A doctor’s view: Most cases of influenza can be handled at homeThe flu season has hit hard here in the Northland and around the country. As part of the infectious disease department at Essentia Health, my colleagues and I care for people who have the most serious cases of the flu — and we have already had many patients who needed to be hospitalized.
By: Dr. Timothy Burke, for the News Tribune
The flu season has hit hard here in the Northland and around the country. As part of the infectious disease department at Essentia Health, my colleagues and I care for people who have the most serious cases of the flu — and we have already had many patients who needed to be hospitalized.
Most people who come down with the flu don’t need a trip to the doctor’s office or emergency department. Flu symptoms can often be treated at home, but expect to feel miserable for three to five days.
Symptoms include a fever higher than 100 degrees and one or more of the following: cough, sore throat, runny or stuffy nose, headache, chills, body aches or fatigue. The flu comes on rapidly, and I often describe it as feeling like you’ve been hit by a bus.
If you are otherwise healthy and experience these symptoms, take it easy at home. Get plenty of rest and drink lots of fluids. Over-the-counter medicines such as ibuprofen or acetaminophen can help with the fever, headaches and body pains. Don’t go back to work or school until 24 hours after your temperature has returned to normal without the use of a fever reducer.
However, certain groups of people should seek medical care at the onset of flu symptoms: pregnant women, children younger than 2 and adults older than 65, or those who have chronic medical conditions such as heart or lung disease, asthma or diabetes. These high-risk patients may be prescribed an anti-viral medication called Tamiflu, which can lessen the duration of the flu and the severity of symptoms — and could even prevent someone from needing to be hospitalized.

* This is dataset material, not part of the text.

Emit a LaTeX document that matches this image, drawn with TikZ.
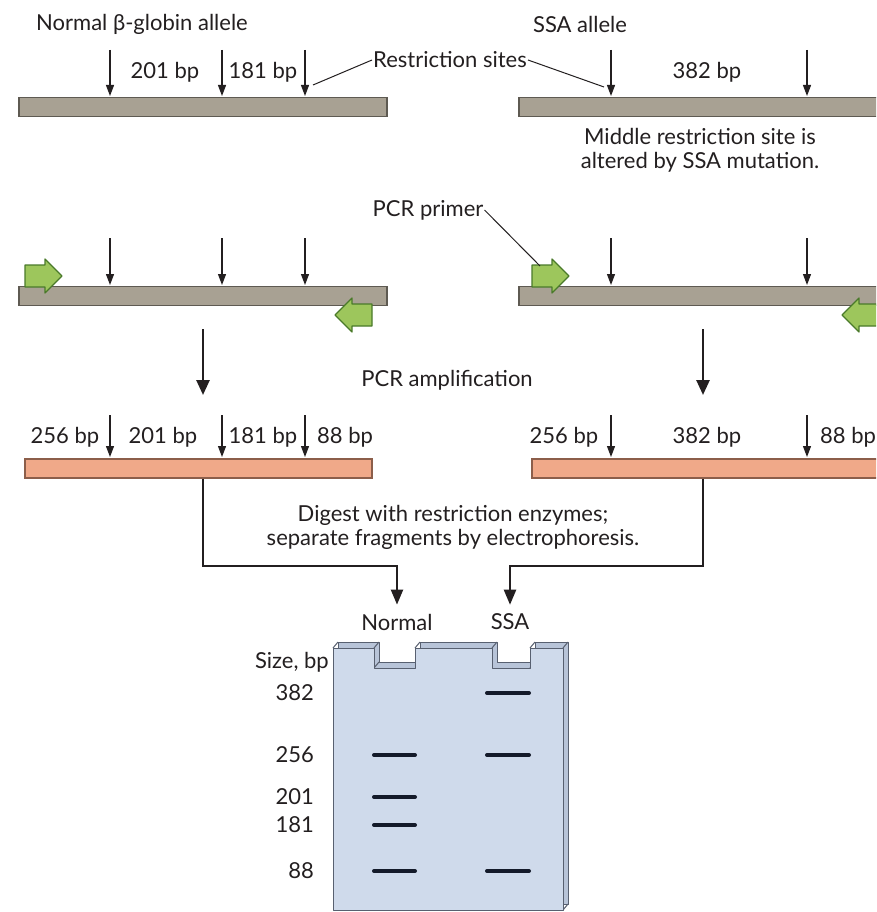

While it is less common, people who are normally healthy can become seriously ill with the flu or related complications. If you experience symptoms such as difficulty breathing, confusion or dizziness, chest or abdominal pain/pressure or persistent vomiting, seek immediate medical attention. In a child, you also should watch for bluish or gray skin color, inadequate fluid intake and irritability to the point that he or she doesn’t even want to be held.

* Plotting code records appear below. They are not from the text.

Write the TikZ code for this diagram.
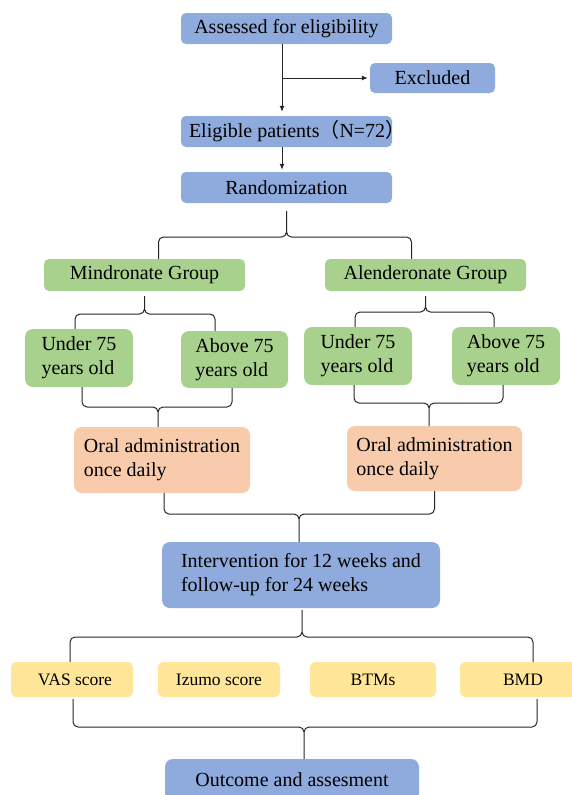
\documentclass[tikz,border=0pt]{standalone}
\usepackage{fontspec}
\setmainfont{Liberation Serif}
\newfontfamily\cjk{Noto Sans CJK SC}
\usetikzlibrary{arrows.meta}
\definecolor{boxblue}{RGB}{143,170,220}
\definecolor{boxgreen}{RGB}{169,209,142}
\definecolor{boxorange}{RGB}{248,203,173}
\definecolor{boxyellow}{RGB}{255,230,153}

\begin{document}
\begin{tikzpicture}[x=1pt,y=-1pt,
    box/.style={inner sep=0pt,rounded corners=5pt,align=left,font=\fontsize{20}{24}\selectfont},
    bluebox/.style={box,fill=boxblue},
    greenbox/.style={box,fill=boxgreen},
    orangebox/.style={box,fill=boxorange,rounded corners=8pt},
    yellowbox/.style={box,fill=boxyellow,font=\fontsize{17.5}{21}\selectfont},
    link/.style={line width=1pt,black!85,rounded corners=5pt},
    arrow/.style={line width=1pt,black!85,-{Latex[length=6pt,width=5pt]}}]
    \clip (0,0) rectangle (572,795);
    % boxes
    \node[bluebox,minimum width=211pt,minimum height=31pt] (assess) at (286.5,28.5) {Assessed for eligibility};
    \node[bluebox,minimum width=125pt,minimum height=30pt] (excl) at (432.5,78) {Excluded};
    \node[bluebox,minimum width=211pt,minimum height=31pt] (elig) at (286.5,131.5) {\makebox[211pt][l]{\hspace{8pt}Eligible patients{\cjk（}N=72{\cjk）}}};
    \node[bluebox,minimum width=211pt,minimum height=31pt] (rand) at (286.5,187.5) {Randomization};
    \node[greenbox,minimum width=201pt,minimum height=32pt] (mind) at (144.5,275) {Mindronate Group};
    \node[greenbox,minimum width=201pt,minimum height=32pt] (alen) at (425.5,275) {Alenderonate Group};
    \node[greenbox,rounded corners=8pt,minimum width=108pt,minimum height=58pt] (un1) at (79,358) {Under 75\\years old};
    \node[greenbox,rounded corners=8pt,minimum width=107pt,minimum height=57pt] (ab1) at (234.5,359.5) {Above 75\\years old};
    \node[greenbox,rounded corners=8pt,minimum width=108pt,minimum height=58pt] (un2) at (358,356) {Under 75\\years old};
    \node[greenbox,rounded corners=8pt,minimum width=108pt,minimum height=58pt] (ab2) at (506,356) {Above 75\\years old};
    \node[orangebox,minimum width=176pt,minimum height=66pt] (oral1) at (162,460) {Oral administration\\once daily};
    \node[orangebox,minimum width=175pt,minimum height=65pt] (oral2) at (434.5,458.5) {Oral administration\\once daily};
    \node[bluebox,rounded corners=8pt,minimum width=278pt,minimum height=66pt] (interv) at (301,575) {Intervention for 12 weeks and\\follow-up for 24 weeks};
    \node[yellowbox,minimum width=122pt,minimum height=35pt] (vas) at (72,679.5) {\hspace{6pt}VAS score};
    \node[yellowbox,minimum width=122pt,minimum height=35pt] (izumo) at (219,679.5) {Izumo score};
    \node[yellowbox,minimum width=126pt,minimum height=35pt] (btms) at (373,679.5) {BTMs};
    \node[yellowbox,minimum width=126pt,minimum height=35pt] (bmd) at (523,679.5) {BMD};
    \node[bluebox,rounded corners=8pt,minimum width=254pt,minimum height=42pt] (outc) at (292,780) {Outcome and assesment};
    % joints
    \coordinate (jx) at (282,78);
    \coordinate (jr) at (286.5,237);
    \coordinate (jm) at (144.5,314);
    \coordinate (ja) at (425.5,312);
    \coordinate (jo1) at (158,407);
    \coordinate (jo2) at (429,403);
    \coordinate (ji) at (299,514);
    \coordinate (jv) at (302,637);
    \coordinate (jc) at (304,727);
    % arrows
    \draw[arrow,shorten >=4pt] ([xshift=-4.5pt]assess.south) -- ([xshift=-4.5pt]elig.north);
    \draw[arrow,shorten >=2pt] (jx) -- (excl.west);
    \draw[arrow,shorten >=2pt] ([xshift=-4.5pt]elig.south) -- ([xshift=-4.5pt]rand.north);
    % braces
    \draw[link] ([yshift=-8pt]rand.south) -- (jr) -| ([xshift=14pt]mind.north)
                ([yshift=-8pt]rand.south) -- (jr) -| ([xshift=-14pt]alen.north);
    \draw[link] ([yshift=-5pt]mind.south) -- (jm) -| ([xshift=-4pt]un1.north)
                ([yshift=-5pt]mind.south) -- (jm) -| ([xshift=-19.5pt]ab1.north);
    \draw[link] ([yshift=-5pt]alen.south) -- (ja) -| ([xshift=-3pt]un2.north)
                ([yshift=-5pt]alen.south) -- (ja) -| ([xshift=-12pt]ab2.north);
    \draw[link] ([xshift=3pt]un1.south) |- (jo1) -- ([xshift=-4pt]oral1.north)
                ([xshift=-2.5pt]ab1.south) |- (jo1) -- ([xshift=-4pt]oral1.north);
    \draw[link] ([xshift=-4pt]un2.south) |- (jo2) -- ([xshift=-5.5pt]oral2.north)
                ([xshift=-3pt]ab2.south) |- (jo2) -- ([xshift=-5.5pt]oral2.north);
    \draw[link] ([xshift=2pt]oral1.south) |- (ji) -- ([xshift=-2pt]interv.north)
                (oral2.south) |- (ji) -- ([xshift=-2pt]interv.north);
    \draw[link] ([xshift=1pt,yshift=-2pt]interv.south) -- (jv) -| ([xshift=-2pt]vas.north)
                ([xshift=1pt,yshift=-2pt]interv.south) -- (jv) -| ([xshift=10pt]bmd.north);
    \draw[link] ([xshift=1pt,yshift=-2pt]vas.south) |- (jc) -- ([xshift=12pt]outc.north)
                ([xshift=14pt,yshift=-2pt]bmd.south) |- (jc) -- ([xshift=12pt]outc.north);
\end{tikzpicture}
\end{document}
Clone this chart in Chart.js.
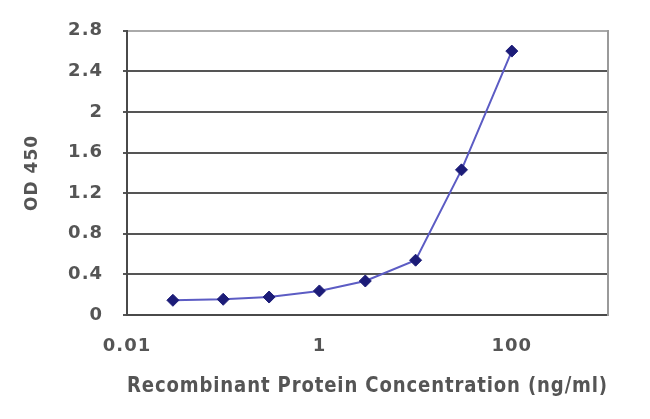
<!DOCTYPE html>
<html>
<head>
<meta charset="utf-8">
<script src="https://cdn.jsdelivr.net/npm/chart.js@4"></script>
<style>
  html, body { margin: 0; padding: 0; background: #fff; }
  #wrap { width: 650px; height: 419px; position: relative; }
</style>
</head>
<body>
<div id="wrap"><canvas id="myChart"></canvas></div>
<script>
// concentration (ng/ml) and OD 450 readings
var concentrations = [0.03, 0.1, 0.3, 1, 3, 10, 30, 100];
var odValues = [0.145, 0.155, 0.177, 0.237, 0.335, 0.54, 1.43, 2.6];
var xTickLabels = [0.01, 1, 100];
var yTickLabels = [0, 0.4, 0.8, 1.2, 1.6, 2, 2.4, 2.8];

var tickFont = { family: 'DejaVu Sans', size: 18, weight: 'bold' };
var textColor = '#555555';

// the picture's lettering is wide, so space the glyphs out a little
var wideText = {
    id: 'wideText',
    beforeUpdate: function (chart) { chart.ctx.letterSpacing = '1px'; },
    beforeDraw: function (chart) { chart.ctx.letterSpacing = '1px'; }
};

var ctx = document.getElementById("myChart").getContext('2d');
var myChart = new Chart(ctx, {
    type: 'line',
    plugins: [wideText],
    data: {
        datasets: [{
            label: 'OD 450',
            data: concentrations.map(function (c, i) { return { x: c, y: odValues[i] }; }),
            borderColor: '#5c5cc4',
            borderWidth: 2,
            pointStyle: 'rectRot',
            pointRadius: 6,
            pointBackgroundColor: '#1c1c78',
            pointBorderColor: '#1c1c78',
            pointBorderWidth: 1,
            tension: 0
        }]
    },
    options: {
        responsive: true, maintainAspectRatio: false,
        animation: false,
        layout: { padding: { top: 30, right: 40, left: 0, bottom: 0 } },
        plugins: { legend: { display: false }, tooltip: { enabled: false } },
        scales: {
            x: {
                type: 'logarithmic',
                min: 0.01,
                max: 1000,
                afterBuildTicks: function (scale) {
                    scale.ticks = xTickLabels.map(function (v) { return { value: v }; });
                },
                afterFit: function (scale) { scale.height = 104; },
                ticks: {
                    font: tickFont, color: textColor, padding: 13,
                    maxRotation: 0, autoSkip: false,
                    callback: function (v) { return String(v); }
                },
                grid: { display: false },
                border: { color: '#4a4a4a', width: 2 },
                title: {
                    display: true,
                    text: 'Recombinant Protein Concentration (ng/ml)',
                    font: { family: 'DejaVu Sans', size: 21, weight: 'bold' }, color: textColor,
                    padding: { top: 0, bottom: 20 }
                }
            },
            y: {
                min: 0,
                max: 2.8,
                afterBuildTicks: function (scale) {
                    scale.ticks = yTickLabels.map(function (v) { return { value: v }; });
                },
                afterFit: function (scale) { scale.width = 127; },
                ticks: {
                    font: tickFont, color: textColor, padding: 20,
                    callback: function (v) { return String(v); }
                },
                grid: {
                    color: function (c) { return c.tick && c.tick.value === 2.8 ? '#aaaaaa' : '#555555'; },
                    lineWidth: 2,
                    tickLength: 4,
                    tickColor: '#555555'
                },
                border: { color: '#4a4a4a', width: 2 },
                title: {
                    display: true,
                    text: 'OD 450',
                    font: { family: 'DejaVu Sans', size: 17, weight: 'bold' }, color: textColor,
                    padding: { top: 22, bottom: 0 }
                }
            },
            yRight: {
                position: 'right',
                min: 0, max: 2.8,
                ticks: { display: false },
                grid: { display: false, drawTicks: false },
                border: { color: '#9a9a9a', width: 2 },
                afterFit: function (scale) { scale.width = 2; }
            }
        }
    }
});
</script>
</body>
</html>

We’re very concerned about signs that point to dangerously low blood oxygen levels, like blue lips or feeling like you’re going to pass out. In addition, if you start feeling better after several days of symptoms, but your fever returns and your cough becomes worse, it could be a sign of a dangerous bacterial infection.
The best protection against the flu is a vaccination — it’s not too late. Today, Essentia is offering flu shots from 9 a.m. to 5 p.m. without an appointment at our First Street Building at 420 E. First St. in Duluth and from 9 a.m. to 3 p.m. at Essentia Health St. Mary’s Hospital-Superior at 3500 Tower Ave. There are lots of other opportunities in our community, such as retail pharmacies, to get a flu shot as well.

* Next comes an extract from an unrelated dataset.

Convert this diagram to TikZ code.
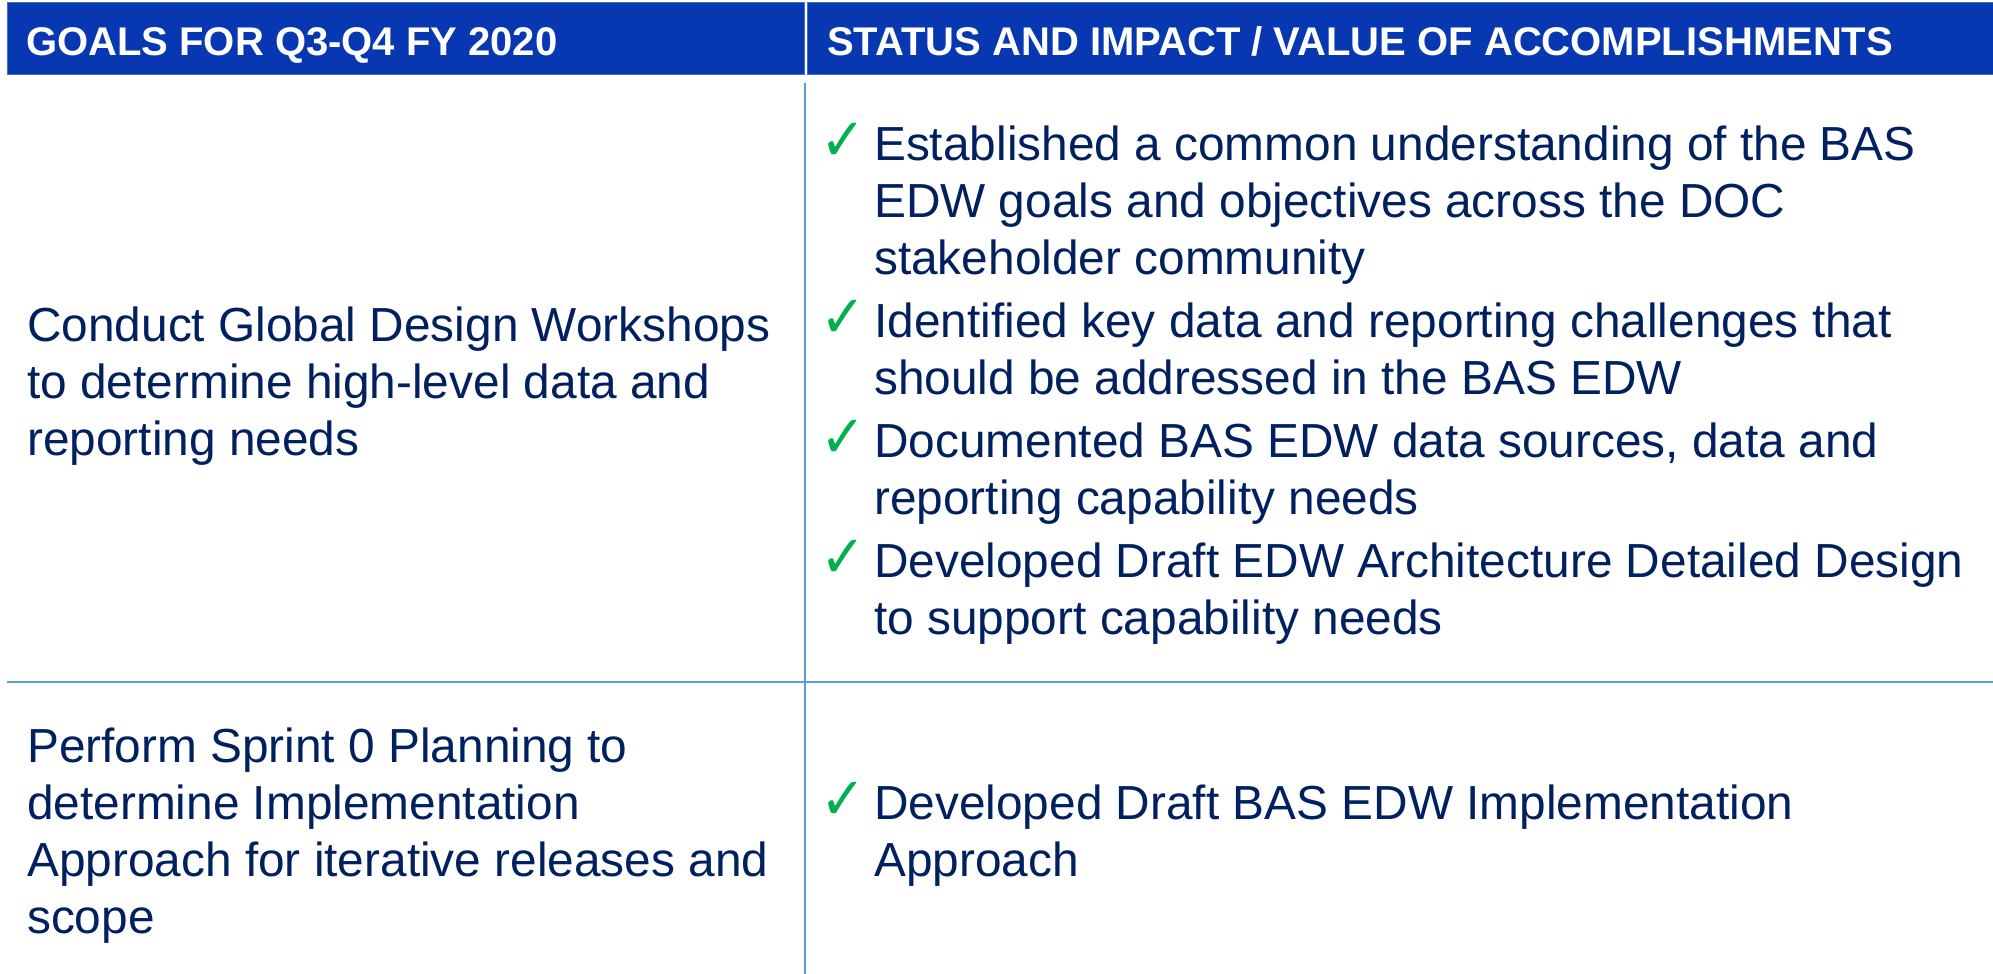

I can’t stress enough the importance of frequent hand-washing and covering your cough. To keep the flu or any respiratory virus from spreading, cough or sneeze into a tissue. Then throw it away and wash your hands before touching anything else. If no tissue is readily available, coughing or sneezing into your elbow or forearm can also prevent the spread of flu germs.
Washing your hands often and thoroughly for 15 to 20 seconds with soap and water will go a long way toward protecting you. You also can use an alcohol-based hand sanitizer.
If you have someone at home who’s sick with the flu, remind him or her to follow these steps as well. You might consider keeping the sick person away from the common areas of the house with the door closed. At the very least, clean the bathroom daily with a disinfectant and try to disinfect other surfaces as well.
If a sick person must care for infants and children, it’s a good idea to wear a mask in addition to frequent hand-washing. At Essentia, we have masks available for patients to wear in waiting rooms to help prevent the spread of the flu. We’re also asking that hospital visitors be limited to immediate family, which means parents, spouses or significant others, and children.
I always say that flu season is unpredictable, and we don’t know how long this widespread flu activity will last. If we work together to prevent the spread of the flu — by getting vaccinated, staying home when we’re sick, washing our hands and covering our coughs — we can go a long way toward making our community healthier.
Dr. Timothy Burke is infectious disease specialist for Essentia Health.